By Samson Habte
Absent an agreement to the contrary, fees earned on contingent fee cases that were pending when a law firm broke up must be shared as partnership assets and do not belong solely to the lawyers who finished up the cases, the full Pennsylvania Superior Court ruled Nov. 26 (Huber v. Etkin, Pa. Super. Ct. (en banc), No. 3356 EDA 2010, 11/26/12, on rehearing in 27 Law. Man. Prof. Conduct 539).
The court's 7-2 en banc ruling affirmed a panel decision which held that unrealized contingent fees are firm assets that cannot be unilaterally claimed by a departed partner who completed the cases after the firm dissolved, unless there is an agreement that says so.

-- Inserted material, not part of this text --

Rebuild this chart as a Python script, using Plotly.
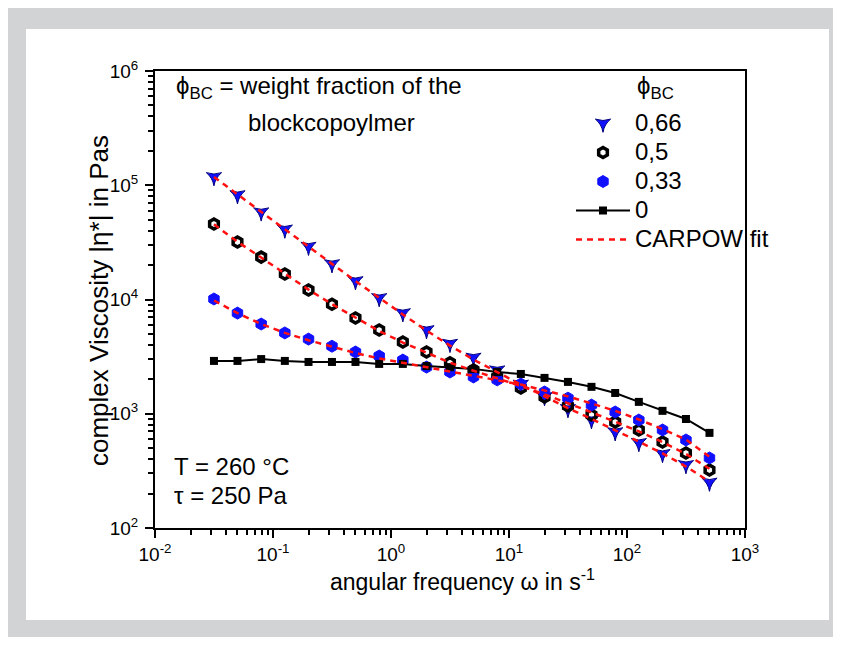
import plotly.graph_objects as go

# ---------------- data ----------------
omega = [0.0316, 0.05, 0.0794, 0.126, 0.2, 0.316, 0.5, 0.794, 1.26, 2.0, 3.16,
         5.0, 7.94, 12.6, 20.0, 31.6, 50.0, 79.4, 126.0, 200.0, 316.0, 500.0]

eta_066 = [1.18e5, 8.2e4, 5.8e4, 4.1e4, 2.9e4, 2.04e4, 1.45e4, 1.03e4, 7.6e3, 5.4e3, 4.1e3,
           3.1e3, 2.4e3, 1.8e3, 1.4e3, 1.1e3, 880, 690, 555, 445, 356, 250]
eta_05 = [4.58e4, 3.19e4, 2.35e4, 1.67e4, 1.21e4, 9.1e3, 6.9e3, 5.4e3, 4.25e3, 3.47e3, 2.8e3,
          2.42e3, 2.1e3, 1.68e3, 1.4e3, 1.17e3, 975, 847, 721, 566, 454, 322]
eta_033 = [1.01e4, 7.6e3, 6.1e3, 5.1e3, 4.5e3, 3.9e3, 3.47e3, 3.2e3, 2.95e3, 2.56e3, 2.32e3,
           2.1e3, 1.98e3, 1.82e3, 1.55e3, 1.37e3, 1.19e3, 1.036e3, 881, 721, 589, 410]
eta_0 = [2.9e3, 2.9e3, 3.01e3, 2.9e3, 2.84e3, 2.84e3, 2.84e3, 2.73e3, 2.73e3, 2.62e3, 2.56e3,
         2.47e3, 2.32e3, 2.23e3, 2.06e3, 1.9e3, 1.72e3, 1.52e3, 1.27e3, 1.06e3, 900, 680]

fit_066 = [1.18e5, 8.3e4, 5.85e4, 4.1e4, 2.9e4, 2.05e4, 1.45e4, 1.03e4, 7.4e3, 5.35e3, 3.95e3,
           2.98e3, 2.3e3, 1.8e3, 1.42e3, 1.12e3, 900, 720, 570, 450, 345, 255]
fit_05 = [4.55e4, 3.2e4, 2.33e4, 1.68e4, 1.22e4, 9.1e3, 6.9e3, 5.3e3, 4.2e3, 3.4e3, 2.8e3,
          2.38e3, 2.05e3, 1.75e3, 1.48e3, 1.24e3, 1.03e3, 850, 700, 565, 445, 330]
fit_033 = [9.8e3, 7.6e3, 6.1e3, 5.1e3, 4.4e3, 3.85e3, 3.4e3, 3.05e3, 2.78e3, 2.55e3, 2.34e3,
           2.15e3, 1.97e3, 1.8e3, 1.6e3, 1.42e3, 1.23e3, 1.06e3, 890, 735, 595, 420]

x_tickvals = [0.01, 0.1, 1, 10, 100, 1000]
x_ticktext = ["10<sup>-2</sup>", "10<sup>-1</sup>", "10<sup>0</sup>", "10<sup>1</sup>",
              "10<sup>2</sup>", "10<sup>3</sup>"]
y_tickvals = [1e2, 1e3, 1e4, 1e5, 1e6]
y_ticktext = ["10<sup>2</sup>", "10<sup>3</sup>", "10<sup>4</sup>", "10<sup>5</sup>", "10<sup>6</sup>"]

series_names = ["0,66", "0,5", "0,33", "0", "CARPOW fit"]
x_title = "angular frequency ω in s<sup>-1</sup>"
y_title = "complex Viscosity |η*| in Pas"

# ---------------- figure ----------------
FONT = "Liberation Sans, Arial, sans-serif"
BLUE = "#1010ff"
TXT = 24


def big(s):
    return '<span style="font-size:%dpx">%s</span>' % (TXT, s)


fig = go.Figure()

fig.add_trace(go.Scatter(x=omega, y=eta_066, mode="markers", name=big(series_names[0]),
                         marker=dict(symbol="star-triangle-down", size=11, color=BLUE,
                                     line=dict(color="#000080", width=1))))
fig.add_trace(go.Scatter(x=omega, y=eta_05, mode="markers", name=big(series_names[1]),
                         marker=dict(symbol="hexagon-open", size=10, color="black",
                                     line=dict(color="black", width=3.5))))
fig.add_trace(go.Scatter(x=omega, y=eta_033, mode="markers", name=big(series_names[2]),
                         marker=dict(symbol="hexagon", size=12, color=BLUE,
                                     line=dict(color=BLUE, width=1))))
fig.add_trace(go.Scatter(x=omega, y=eta_0, mode="lines+markers", name=big(series_names[3]),
                         line=dict(color="black", width=2),
                         marker=dict(symbol="square", size=8, color="black")))

for i, fit in enumerate([fit_066, fit_05, fit_033]):
    fig.add_trace(go.Scatter(x=omega, y=fit, mode="lines", name=big(series_names[4]),
                             legendgroup="fit", showlegend=(i == 0),
                             line=dict(color="#ff1010", width=2.5, dash="6px,5px")))


# page pixel -> paper coordinate (plot area spans x 155..745, y 71..528 on the page)
def X(px):
    return (px - 155) / 590.0


def Y(py):
    return (528 - py) / 457.0


shapes = [
    dict(type="rect", xref="paper", yref="paper", x0=X(4), x1=X(838), y0=Y(637), y1=Y(7),
         fillcolor="#d2d3d5", line=dict(width=0), layer="below"),
    dict(type="rect", xref="paper", yref="paper", x0=X(26), x1=X(829), y0=Y(620), y1=Y(29),
         fillcolor="white", line=dict(width=0), layer="below"),
]


def ann(text, px, py, xanchor="center", size=TXT, angle=0):
    return dict(text=text, x=X(px), y=Y(py), xref="paper", yref="paper",
                xanchor=xanchor, yanchor="middle", showarrow=False, textangle=angle,
                font=dict(size=size, family=FONT, color="black"))


annotations = [
    ann("ϕ<sub>BC</sub> = weight fraction of the", 319, 87),
    ann("blockcopoylmer", 331, 122),
    ann("ϕ<sub>BC</sub>", 655, 87),
    ann("T = 260 °C", 172, 466, "left"),
    ann("τ = 250 Pa", 172, 495, "left"),
    ann(x_title, 462, 580, size=23),
    ann(y_title, 99, 301, size=26, angle=-90),
]

minor_x = [m * 10 ** k for k in range(-2, 3) for m in range(2, 10)]
minor_y = [m * 10 ** k for k in range(2, 6) for m in range(2, 10)]

axis_common = dict(type="log", showgrid=False, zeroline=False, showline=True,
                   linecolor="black", linewidth=2, mirror=True, ticks="outside",
                   ticklen=8, tickwidth=2, tickcolor="black",
                   tickfont=dict(size=19, family=FONT, color="black"))

# the page body has an 8px margin, so the figure is offset by 8px
fig.update_layout(
    width=833, height=637,
    margin=dict(l=147, r=96, t=63, b=117),
    paper_bgcolor="white", plot_bgcolor="white",
    font=dict(family=FONT, color="black"),
    showlegend=True,
    legend=dict(x=X(571), y=Y(104), xanchor="left", yanchor="top",
                bgcolor="rgba(0,0,0,0)", font=dict(size=20, family=FONT, color="black"),
                itemwidth=54, tracegroupgap=0),
    shapes=shapes,
    annotations=annotations,
    xaxis=dict(range=[-2, 3], tickmode="array", tickvals=x_tickvals, ticktext=x_ticktext,
               minor=dict(tickmode="array", tickvals=minor_x, ticks="outside", ticklen=5,
                          tickwidth=1.5, tickcolor="black"),
               **axis_common),
    yaxis=dict(range=[2, 6], tickmode="array", tickvals=y_tickvals, ticktext=y_ticktext,
               ticklabelstandoff=3,
               minor=dict(tickmode="array", tickvals=minor_y, ticks="outside", ticklen=5,
                          tickwidth=1.5, tickcolor="black"),
               **axis_common),
)

fig.write_html("out.html")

Writing for the majority, Judge David N. Wecht noted that the contingent fee cases at issue here were “obtained with partnership resources” before the firm dissolved and entered its winding-up phase. “Therefore, they were partnership assets,” Wecht said, and it “does not matter whether the contingency fees were realized at the time of dissolution, because the partnership business had yet to wind down.”
Two dissenting judges noted that the clients whose cases produced the fees chose to have the departing lawyer continue their representations. The majority applied the Uniform Partnership Act “in a manner that erroneously supersedes the right of each client to determine his or her representation,” they said.
Ronald A. Huber and Michael A. Etkin formed Etkin & Huber LLP in 2002. Later that same year, their firm partnered with Jack Yankowitz to form Yankowitz, Etkin and Huber LLP.
Huber decided to leave in 2007, and the partners sent letters to firm clients informing them that they could choose which lawyer they wanted to continue representing them.
A fight over the division of partnership assets ensued. Huber sued Etkin over approximately $203,000 in pre-dissolution profits that he claimed he was owed. Etkin counterclaimed for a share of contingent fees that Huber earned on cases that were open when the firm dissolved and that he completed elsewhere.
The partnership agreement was silent as to how to divide unrealized contingent fees, Wecht said, and the parties held “diametrically opposed views” on the issue.
“[Huber] believed that he should receive his share of the partnership assets as of the date of dissolution, and that anything earned after dissolution belonged to his new firm regardless of when the case had begun,” the court said, while Etkin contended that “any case that was initiated during the partnership belonged to the partnership and that any sums earned from those cases, regardless of when earned and regardless of which attorney the client chose upon dissolution, were partnership assets.”
After a bench trial, Huber was awarded $163,902 in pre-dissolution profits. The trial court rejected Etkin's counterclaim for a share of the fees that Huber received after completing the cases of the clients who followed him after his departure.
However, the court subsequently concluded that it erred in ruling against Etkin on the issue of whether the partnership was entitled to post-dissolution fees from the contingent fee cases. Accordingly, it granted Etkin's motion for a new trial.
A three-judge superior court panel affirmed; Huber requested, and was granted, en banc review.
In affirming the panel's ruling, the full court noted that the absence of a contractual agreement as to how to distribute the fees meant that the default rule in the Uniform Partnership Act controlled.
Under the UPA, a partnership is not terminated at dissolution and continues its existence until the affairs of the business are wound up.
It is at that point that the division of surplus partnership property is determined, Wecht explained, and thus Huber was wrong in arguing that, absent a contractual agreement, distribution could have been accomplished at the time of dissolution.
The court acknowledged that “the UPA's definition of partnership property does not speak directly to contingency fees.” However, its provisions do “indicate that unrealized contingent fees are subject to the continuing [fiduciary] duty to the partnership during winding up,” Wecht added. That suggests that Huber was obligated to share his fees with his former partners, he said.
“Other jurisdictions have reached similar results, generally holding that contingency fees are assets of the partnership,” Wecht noted. He acknowledged, however, that “at least one jurisdiction does not agree,” citing Welman v. Parker, 328 S.W.2d 451, 26 Law. Man. Prof. Conduct 718 (Mo. Ct. App. 2010).
The majority further rejected the dissenters' argument that the court's holding would interfere with clients' right to choose their attorney. “[T]he client's right does not diminish or change the fiduciary duties of the partners,” it declared.
Judge Sallie Updyke Mundy, joined by Judge Cheryl Lynn Allen, strongly took issue with that conclusion.
Mundy noted that clients who followed firm lawyers out the door signed new contingent fee agreements and that the firm's letters asking the clients to choose whom they wanted to represent them did not indicate that their choice would have a “continuing partnership obligation.”
“In these circumstances, I conclude the clients' choices did extinguish that continuing duty,” Mundy wrote.
Huber was represented by Edward J. Kelbon Jr. of Reger Rizzo & Darnall, Philadelphia. Etkin was represented by Robert B. White Jr. of Philadelphia.